I found my voice and realized that it’s still relevant, even though it might sound a little different than others from time to time. I started sharing my interests and realized others had been curating their own playlists too! I cut my hair and started looking like myself again. I challenged what it means to be a “good girl” in society, which helped me accept that being a woman is nuanced and beautiful and will never be a solid line.
As was being black.
I was born black, and I identify as a black woman. I have conversations in safe spaces (and some not so safe) with people who want to be allies but don’t know where to start.
I am a Caribbean woman, and the only identity that was important was the one I'd held for myself.
This is what drove my decision to start looking for black voices in fiction that weren’t only slave narratives, often directed by non-black folk to appease white guilt or clandestinely celebrate the depiction of the white saviour. I looked for black girl/woman space explorers, superheroes, scientists, etc. whose narrative didn’t revolve solely around how good they were at being minorities.
Kalexwrites was borne from that search, that reevaluation of the black narrative. It was borne in order to create a space where girls who look like me can see themselves in fiction that also emphasizes their intelligence, their quirk, their academia, their wit, and their compassion. Their ability to be tough and nurturing. Our ability to be universally loved instead of being told we're ugly, we're on the bottom rung of the social ladder, we're masculine, or any version of "black girls can't xyz."

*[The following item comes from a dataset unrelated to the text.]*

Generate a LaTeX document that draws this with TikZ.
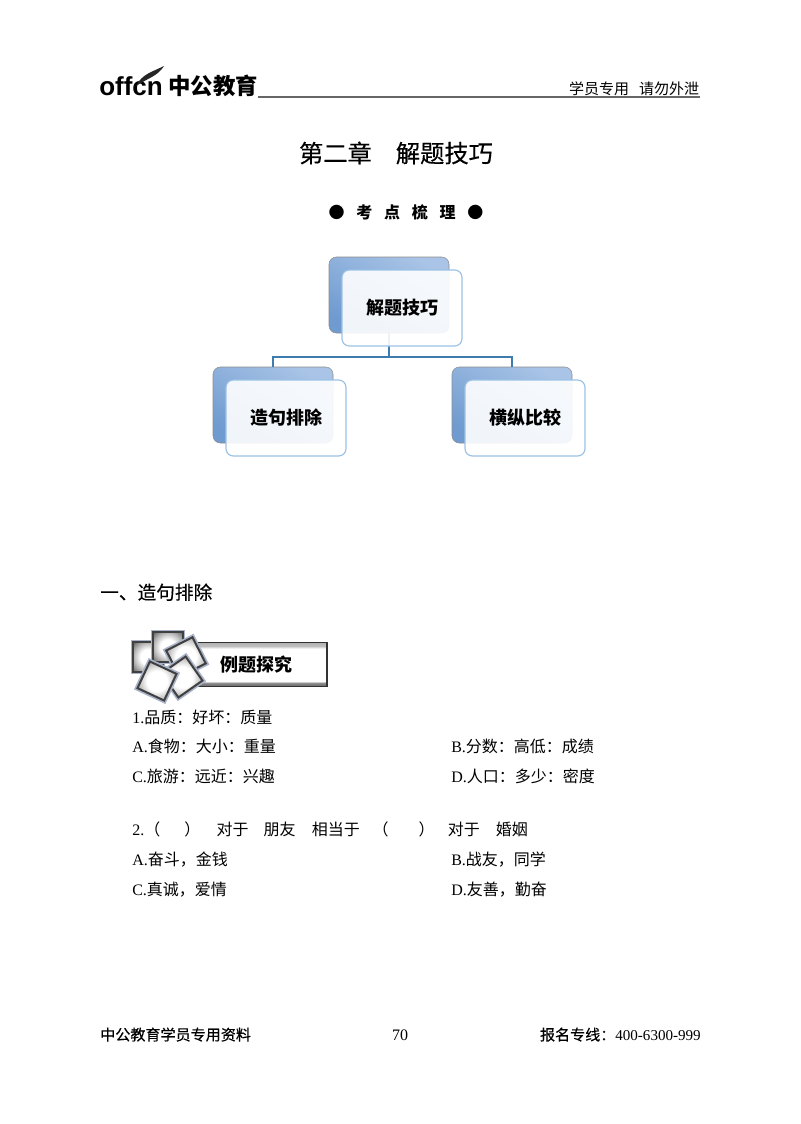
\documentclass[tikz,border=0pt]{standalone}
\usepackage{fontspec}
\setmainfont{Noto Sans CJK SC}
\newfontfamily\midfont[RawFeature={embolden=0.3}]{Noto Sans CJK SC}
\newfontfamily\serifnum{Liberation Serif}
\newfontfamily\logofont{Liberation Sans}
\usetikzlibrary{positioning}
\newcommand{\fs}[1]{\fontsize{#1}{#1}\selectfont}
\pgfdeclareverticalshading{bevel}{100bp}{color(0bp)=(black!60); color(25bp)=(black!60); color(29bp)=(black!45); color(31bp)=(white); color(68bp)=(white); color(71bp)=(black!25); color(75bp)=(black!30); color(100bp)=(black!30)}
\pgfdeclareradialshading{glow}{\pgfpoint{0bp}{0bp}}{color(0bp)=(white); color(13bp)=(white); color(25bp)=(black!30); color(35bp)=(black!60); color(50bp)=(black!60)}
\definecolor{backblue}{HTML}{6F9BD0}
\definecolor{backpale}{HTML}{A9C4E6}
\definecolor{frameblue}{HTML}{9CC2E5}
\definecolor{treeblue}{HTML}{3F7CAE}
\definecolor{squareblue}{HTML}{A9B3C9}
\tikzset{
  backbox/.style={rectangle,rounded corners=5.5pt,draw=black!45,line width=.4pt,
    top color=backpale,bottom color=backblue,shading angle=-30,
    minimum width=90pt,minimum height=57pt},
  frontbox/.style={rectangle,rounded corners=5.5pt,draw=frameblue,line width=.9pt,
    fill=white,fill opacity=.9,text opacity=1,minimum width=90pt,minimum height=57pt,
    font=\fs{13.5pt}\bfseries},
  tree/.style={draw=treeblue,line width=1.4pt},
  line/.style={anchor=west,inner sep=0pt,text height=11.5pt,text depth=2pt,font=\fs{12pt}},
  square/.style={rectangle,draw=black!75,line width=1.5pt,shading=glow,
    preaction={draw=squareblue,line width=4pt},minimum width=22pt,minimum height=22pt,inner sep=0pt},
}
\begin{document}
\begin{tikzpicture}[x=.75pt,y=-.75pt,on grid]
\useasboundingbox (0,0) rectangle (800,1124);
% header
\node[inner sep=0pt,anchor=base west,font=\logofont\fs{19.5pt}\bfseries] (brand) at (99,95.5) {offcn};
\node[inner sep=0pt,anchor=base west,font=\fs{16.8pt}\bfseries] (brandcn) at (168,94.5) {中公教育};
\fill[black!85] (136,86) .. controls (142,74) and (152,72) .. (164,66) .. controls (158,76) and (148,78) .. (136,86);
\node[inner sep=0pt,anchor=base east,font=\fs{11.25pt}] (tag) at (699.5,94.5) {学员专用\hspace{7.5pt}请勿外泄};
\draw[black!60,line width=1.1pt] (brandcn.base east |- 0,97) -- (tag.base east |- 0,97);
% title
\node[inner sep=0pt,font=\midfont\fs{18.2pt}] (title) at (396,153) {第二章\hspace{18pt}解题技巧};
\node[inner sep=0pt,font=\fs{12pt}\bfseries] (points) at (406,212) {●\hspace{8.8pt}考\hspace{8.8pt}点\hspace{8.8pt}梳\hspace{8.8pt}理\hspace{8.8pt}●};
% chart
\node[backbox] (topback) at (389,295) {};
\node[backbox] (leftback) at (273,405) {};
\node[backbox] (rightback) at (512,405) {};
\coordinate (bus) at (389,357);
\draw[tree] (topback.south) -- (bus) -| (leftback.north);
\draw[tree] (bus) -| (rightback.north);
\node[frontbox,below right=9.75pt and 9.75pt of topback] (top) {解题技巧};
\node[frontbox,below right=9.75pt and 9.75pt of leftback] (left) {造句排除};
\node[frontbox,below right=9.75pt and 9.75pt of rightback] (right) {横纵比较};
% section
\node[line,font=\midfont\fs{14pt}] (sec) at (100,593) {一、造句排除};
% banner
\node[rectangle,draw=black!80,line width=1.4pt,shading=bevel,minimum width=106.5pt,minimum height=33pt,
  font=\fs{13.5pt}\bfseries] (banner) at (256,664.5) {例题探究};
\node[square] (sqa) at (148,657) {};
\node[square] (sqb) at (168,647) {};
\node[square,rotate=27] (sqc) at (186,657) {};
\node[square,rotate=35] (sqd) at (182,677) {};
\node[square,rotate=-25] (sqe) at (157,681) {};
% questions
\node[line] (qa) at (132,717) {{\serifnum 1.}品质：好坏：质量};
\node[line] (qaa) at (132,746) {{\serifnum A.}食物：大小：重量};
\node[line] (qab) at (451,746) {{\serifnum B.}分数：高低：成绩};
\node[line] (qac) at (132,776) {{\serifnum C.}旅游：远近：兴趣};
\node[line] (qad) at (451,776) {{\serifnum D.}人口：多少：密度};
\node[line] (qb) at (132,829) {{\serifnum 2.}（\hspace{18pt}）\hspace{12.25pt}对于\hspace{11.25pt}朋友\hspace{12.25pt}相当于\hspace{9.5pt}（\hspace{22.5pt}）\hspace{10pt}对于\hspace{12pt}婚姻};
\node[line] (qba) at (132,859) {{\serifnum A.}奋斗，金钱};
\node[line] (qbb) at (451,859) {{\serifnum B.}战友，同学};
\node[line] (qbc) at (132,889) {{\serifnum C.}真诚，爱情};
\node[line] (qbd) at (451,889) {{\serifnum D.}友善，勤奋};
% footer
\node[line,font=\midfont\fs{11.3pt}] (footl) at (100,1034) {中公教育学员专用资料};
\node[inner sep=0pt,font=\serifnum\fs{12pt}] (page) at (400,1035) {70};
\node[line,anchor=east,font=\midfont\fs{11.3pt}] (footr) at (701,1034) {报名专线：{\serifnum 400-6300-999}};
\end{tikzpicture}
\end{document}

No, you're not pretty "for a dark-skinned girl."
That's what I'm focusing on for now, but the future is bright.
Because, in this past decade alone, in dealing with racial injustice, police brutality, the realization of the police state, the degradation of black bodies, the increase of archaic conservative views around reproductive rights, the ramifications of slavery and segregation, women’s rights, the use of the media to systematically desensitize individuals to the dehumanization of BIPOC and LGBTQ+ communities, and so much more—deep breath—there’s plenty of room for stories about love in those who look a little different from me but have similar voices, similar stories, and a similar desire to be humanized and celebrated in romantic literature.